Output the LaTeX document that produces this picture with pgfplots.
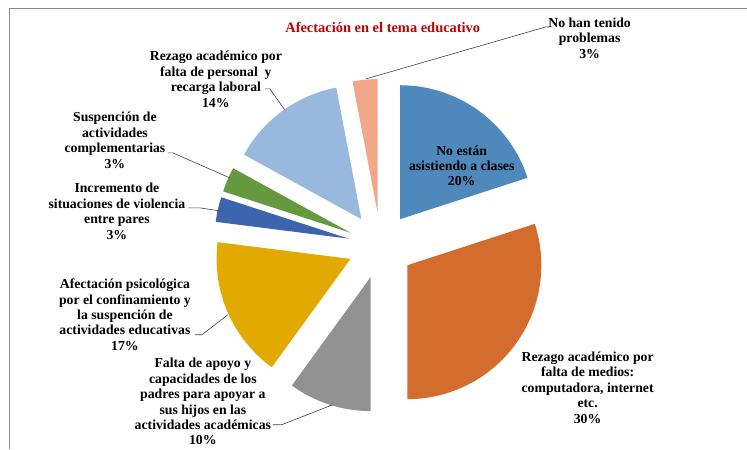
\documentclass[border=0pt]{standalone}
\usepackage{fontspec}
\setmainfont{Liberation Serif}
\usepackage{pgfplots}
\usepackage{pgfplotstable}
\pgfplotsset{compat=1.18}

\definecolor{cBlue}{HTML}{4F88BB}
\definecolor{cOrange}{HTML}{D36C2C}
\definecolor{cGray}{HTML}{929292}
\definecolor{cGold}{HTML}{E2AA00}
\definecolor{cNavy}{HTML}{3D64AE}
\definecolor{cGreen}{HTML}{64993E}
\definecolor{cLight}{HTML}{99B8DE}
\definecolor{cSalmon}{HTML}{F0A888}
\definecolor{cTitle}{HTML}{C00000}

% share of each answer, clockwise from 12 o'clock
\pgfplotstableread{
value color
20 cBlue
30 cOrange
10 cGray
17 cGold
3  cNavy
3  cGreen
14 cLight
3  cSalmon
}\piedata

\begin{document}
\begin{tikzpicture}[
    lbl/.style={font=\fontsize{13.8}{15.5}\selectfont\bfseries, align=center, inner sep=0pt},
    leader/.style={draw=black!75, line width=0.6pt},
]
\begin{axis}[
    x=1bp, y=1bp,
    xmin=0, xmax=747, ymin=0, ymax=449,
    hide axis,
    clip=false,
]
\def\cx{381}\def\cy{203}\def\rr{134}\def\ex{33}
\pgfplotstablegetrowsof{\piedata}
\pgfmathtruncatemacro\nrows{\pgfplotsretval-1}
\gdef\cum{0}
\pgfplotsforeachungrouped \i in {0,...,\nrows}{%
  \pgfplotstablegetelem{\i}{value}\of\piedata \let\val\pgfplotsretval
  \pgfplotstablegetelem{\i}{color}\of\piedata \let\col\pgfplotsretval
  \pgfmathsetmacro\aa{90-3.6*\cum}
  \pgfmathsetmacro\ab{90-3.6*(\cum+\val)}
  \pgfmathsetmacro\am{(\aa+\ab)/2}
  \pgfmathsetmacro\vx{\cx+\ex*cos(\am)}
  \pgfmathsetmacro\vy{\cy+\ex*sin(\am)}
  \edef\temp{\noexpand\fill[\col] (axis cs:\vx,\vy) -- ++(\aa:\rr bp)
    arc[start angle=\aa, end angle=\ab, radius=\rr bp] -- cycle;}
  \temp
  \pgfmathsetmacro\newcum{\cum+\val}\xdef\cum{\newcum}
}

% frame of the chart area
\draw[black!45, line width=1pt] (axis cs:10,0) -- (axis cs:10,440) -- (axis cs:747,440);
\path (axis cs:0,0) rectangle (axis cs:747,449);

\node[lbl, text=cTitle, font=\fontsize{14.5}{16}\selectfont\bfseries] at (axis cs:383,421) {Afectación en el tema educativo};

\node[lbl] at (axis cs:462,283) {No están\\asistiendo a clases\\20\%};
\node[lbl] at (axis cs:588,61) {Rezago académico por\\falta de medios:\\computadora, internet\\etc.\\30\%};
\node[lbl] at (axis cs:203,47) {Falta de apoyo y\\capacidades de los\\padres para apoyar a\\sus hijos en las\\actividades académicas\\10\%};
\node[lbl] at (axis cs:125,134) {Afectación psicológica\\por el confinamiento y\\la suspención de\\actividades educativas\\17\%};
\node[lbl] at (axis cs:117,237.5) {Incremento de\\situaciones de violencia\\entre pares\\3\%};
\node[lbl] at (axis cs:115,308.5) {Suspención de\\actividades\\complementarias\\3\%};
\node[lbl] at (axis cs:216,369.5) {Rezago académico por\\falta de personal\ \ y\\recarga laboral\\14\%};
\node[lbl] at (axis cs:590,411) {No han tenido\\problemas\\3\%};

\draw[leader] (axis cs:366,370) -- (axis cs:546,422) -- (axis cs:549,422);
\draw[leader] (axis cs:285,339) -- (axis cs:270,360) -- (axis cs:265,360);
\draw[leader] (axis cs:230,271) -- (axis cs:173,296) -- (axis cs:168,296);
\draw[leader] (axis cs:220,238) -- (axis cs:200,241) -- (axis cs:188,241);
\draw[leader] (axis cs:228,134) -- (axis cs:202,114) -- (axis cs:195,114);
\draw[leader] (axis cs:333,44) -- (axis cs:282,24) -- (axis cs:273,24);
\end{axis}
\end{tikzpicture}
\end{document}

•••

**AIM OF THE TASK:**
Repeat the data exactly in full, omitting its pictures.

**PROBLEM SOLUTION:**
Output the LaTeX document that produces this picture with pgfplots.
\documentclass[border=0pt]{standalone}
\usepackage{fontspec}
\setmainfont{Liberation Serif}
\usepackage{pgfplots}
\usepackage{pgfplotstable}
\pgfplotsset{compat=1.18}

\definecolor{cBlue}{HTML}{4F88BB}
\definecolor{cOrange}{HTML}{D36C2C}
\definecolor{cGray}{HTML}{929292}
\definecolor{cGold}{HTML}{E2AA00}
\definecolor{cNavy}{HTML}{3D64AE}
\definecolor{cGreen}{HTML}{64993E}
\definecolor{cLight}{HTML}{99B8DE}
\definecolor{cSalmon}{HTML}{F0A888}
\definecolor{cTitle}{HTML}{C00000}

% share of each answer, clockwise from 12 o'clock
\pgfplotstableread{
value color
20 cBlue
30 cOrange
10 cGray
17 cGold
3  cNavy
3  cGreen
14 cLight
3  cSalmon
}\piedata

\begin{document}
\begin{tikzpicture}[
    lbl/.style={font=\fontsize{13.8}{15.5}\selectfont\bfseries, align=center, inner sep=0pt},
    leader/.style={draw=black!75, line width=0.6pt},
]
\begin{axis}[
    x=1bp, y=1bp,
    xmin=0, xmax=747, ymin=0, ymax=449,
    hide axis,
    clip=false,
]
\def\cx{381}\def\cy{203}\def\rr{134}\def\ex{33}
\pgfplotstablegetrowsof{\piedata}
\pgfmathtruncatemacro\nrows{\pgfplotsretval-1}
\gdef\cum{0}
\pgfplotsforeachungrouped \i in {0,...,\nrows}{%
  \pgfplotstablegetelem{\i}{value}\of\piedata \let\val\pgfplotsretval
  \pgfplotstablegetelem{\i}{color}\of\piedata \let\col\pgfplotsretval
  \pgfmathsetmacro\aa{90-3.6*\cum}
  \pgfmathsetmacro\ab{90-3.6*(\cum+\val)}
  \pgfmathsetmacro\am{(\aa+\ab)/2}
  \pgfmathsetmacro\vx{\cx+\ex*cos(\am)}
  \pgfmathsetmacro\vy{\cy+\ex*sin(\am)}
  \edef\temp{\noexpand\fill[\col] (axis cs:\vx,\vy) -- ++(\aa:\rr bp)
    arc[start angle=\aa, end angle=\ab, radius=\rr bp] -- cycle;}
  \temp
  \pgfmathsetmacro\newcum{\cum+\val}\xdef\cum{\newcum}
}

% frame of the chart area
\draw[black!45, line width=1pt] (axis cs:10,0) -- (axis cs:10,440) -- (axis cs:747,440);
\path (axis cs:0,0) rectangle (axis cs:747,449);

\node[lbl, text=cTitle, font=\fontsize{14.5}{16}\selectfont\bfseries] at (axis cs:383,421) {Afectación en el tema educativo};

\node[lbl] at (axis cs:462,283) {No están\\asistiendo a clases\\20\%};
\node[lbl] at (axis cs:588,61) {Rezago académico por\\falta de medios:\\computadora, internet\\etc.\\30\%};
\node[lbl] at (axis cs:203,47) {Falta de apoyo y\\capacidades de los\\padres para apoyar a\\sus hijos en las\\actividades académicas\\10\%};
\node[lbl] at (axis cs:125,134) {Afectación psicológica\\por el confinamiento y\\la suspención de\\actividades educativas\\17\%};
\node[lbl] at (axis cs:117,237.5) {Incremento de\\situaciones de violencia\\entre pares\\3\%};
\node[lbl] at (axis cs:115,308.5) {Suspención de\\actividades\\complementarias\\3\%};
\node[lbl] at (axis cs:216,369.5) {Rezago académico por\\falta de personal\ \ y\\recarga laboral\\14\%};
\node[lbl] at (axis cs:590,411) {No han tenido\\problemas\\3\%};

\draw[leader] (axis cs:366,370) -- (axis cs:546,422) -- (axis cs:549,422);
\draw[leader] (axis cs:285,339) -- (axis cs:270,360) -- (axis cs:265,360);
\draw[leader] (axis cs:230,271) -- (axis cs:173,296) -- (axis cs:168,296);
\draw[leader] (axis cs:220,238) -- (axis cs:200,241) -- (axis cs:188,241);
\draw[leader] (axis cs:228,134) -- (axis cs:202,114) -- (axis cs:195,114);
\draw[leader] (axis cs:333,44) -- (axis cs:282,24) -- (axis cs:273,24);
\end{axis}
\end{tikzpicture}
\end{document}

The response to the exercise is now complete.